Does a wave energy depend on his amplitude or his frequency? I'm learning physics in the online textbook "The Physics classroom". The chapter on energy of waves ("Energy Transport and the Amplitude of a Wave") makes the energy proportional to the square of the amplitude. And goes on: "Putting a lot of energy into a transverse pulse will not effect the wavelength, the frequency or the speed of the pulse. The energy imparted to a pulse will only affect the amplitude of that pulse".
Every other place talks about energy depending on amplitud AND frequency. 
This textbook has been very reliable for me (until today :))
Unfortunately it has not a questions and answers section.
Am I misunderstanding something?
 A: A single pulse of a given shape has a particular spectrum of frequencies. Changing its amplitude does not change that spectrum. Or, put another way, if the frequency spectrum were to change then it would be a different shaped pulse. Thus, for a given pulse shape, the only way to give it more energy is to increase its amplitude.

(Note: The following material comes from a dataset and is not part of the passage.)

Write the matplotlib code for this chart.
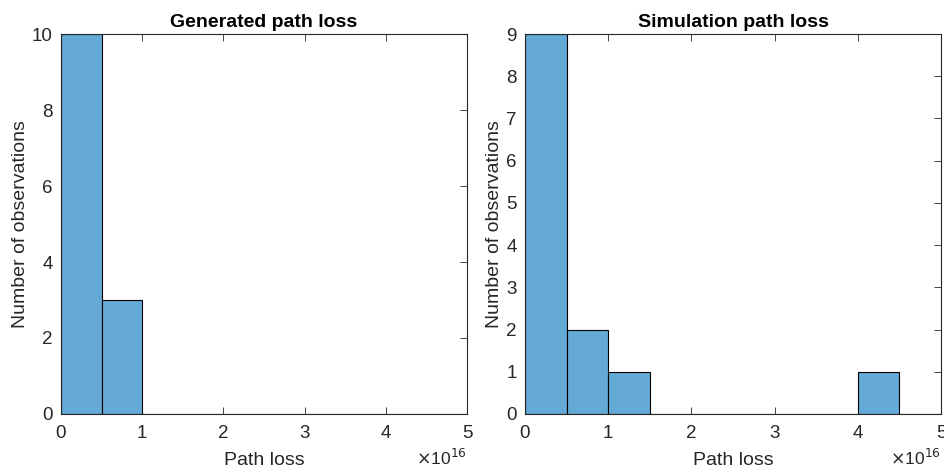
import numpy as np
import matplotlib.pyplot as plt

plt.rcParams['font.family'] = ['Liberation Sans', 'DejaVu Sans']

# bin edges (path loss) and histogram counts
bin_edges = np.arange(0, 5.5e16, 0.5e16)
gen_counts = [10, 3, 0, 0, 0, 0, 0, 0, 0, 0]
sim_counts = [9, 2, 1, 0, 0, 0, 0, 0, 1, 0]
xticks = [0, 1e16, 2e16, 3e16, 4e16, 5e16]
xticklabels = ['0', '1', '2', '3', '4', '5']

bar_color = '#65AAD7'
txt_color = '#262626'

fig = plt.figure(figsize=(9.45, 4.7), dpi=100)
ax1 = fig.add_axes([61/945, 1 - 414/470, 406/945, 380/470])
ax2 = fig.add_axes([525/945, 1 - 414/470, 416/945, 380/470])

for ax, counts, title, ymax in [(ax1, gen_counts, 'Generated path loss', 10),
                                (ax2, sim_counts, 'Simulation path loss', 9)]:
    ax.bar(bin_edges[:-1], counts, width=np.diff(bin_edges), align='edge',
           color=bar_color, edgecolor='black', linewidth=0.8, zorder=2)
    ax.set_xlim(0, 5e16)
    ax.set_ylim(0, ymax)
    ax.set_xticks(xticks)
    ax.set_xticklabels(xticklabels)
    if ymax == 10:
        ax.set_yticks([0, 2, 4, 6, 8, 10])
    else:
        ax.set_yticks(range(0, 10))
    ax.tick_params(direction='in', top=True, right=True, labelsize=13.5,
                   colors=txt_color, length=5, width=0.6, pad=6)
    ax.tick_params(axis='x', pad=8)
    for s in ax.spines.values():
        s.set_linewidth(0.8)
        s.set_color(txt_color)
    ax.set_title(title, fontsize=14, fontweight='bold', pad=5)
    ax.set_xlabel('Path loss', fontsize=14, color=txt_color, labelpad=7)
    ax.set_ylabel('Number of observations', fontsize=14, color=txt_color, labelpad=2)
    ax.text(1.0, -0.088, r'$\times$10$^{16}$', transform=ax.transAxes,
            ha='right', va='top', fontsize=12.5, color=txt_color)

fig.savefig('out.png', dpi=100)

Continuous or cyclic waves are different. The energy in these does also depend on frequency, for the simple reason that if you send n times as many cycles, they will carry n times as much energy between them. So you can double the energy either by doubling the amplitude or by doubling the frequency.
A: Energy of a classical wave is proportional to the square of the amplitude and is independent of frequency. However it’s more helpful to talk about power transmission of a wave (per unit area) because the total energy in a wave is spread out. 
The power transmitted will in general depend on the frequency as well as the amplitude of the wave. 
A: In a string with the same tension, the only way to increase energy is by increasing amplitude. A guitar string should be pulled strongly for example. 
But if the tension in the string is increased, and it is pulled with the same amplitude, the energy is greater. The same guitar string, but more stressed, has a higher pitch, higher sound frequency. So, we can say that energy depends also on the frequency.
Energy in a string is: $$E = \frac{1}{2}\mathbf {|T|}\left(\frac {\partial y}{\partial x}\right)^2$$
Small amplitudes have also small slopes $\left(\frac {\partial y}{\partial x}\right)$ and less energy. But tension also plays a role.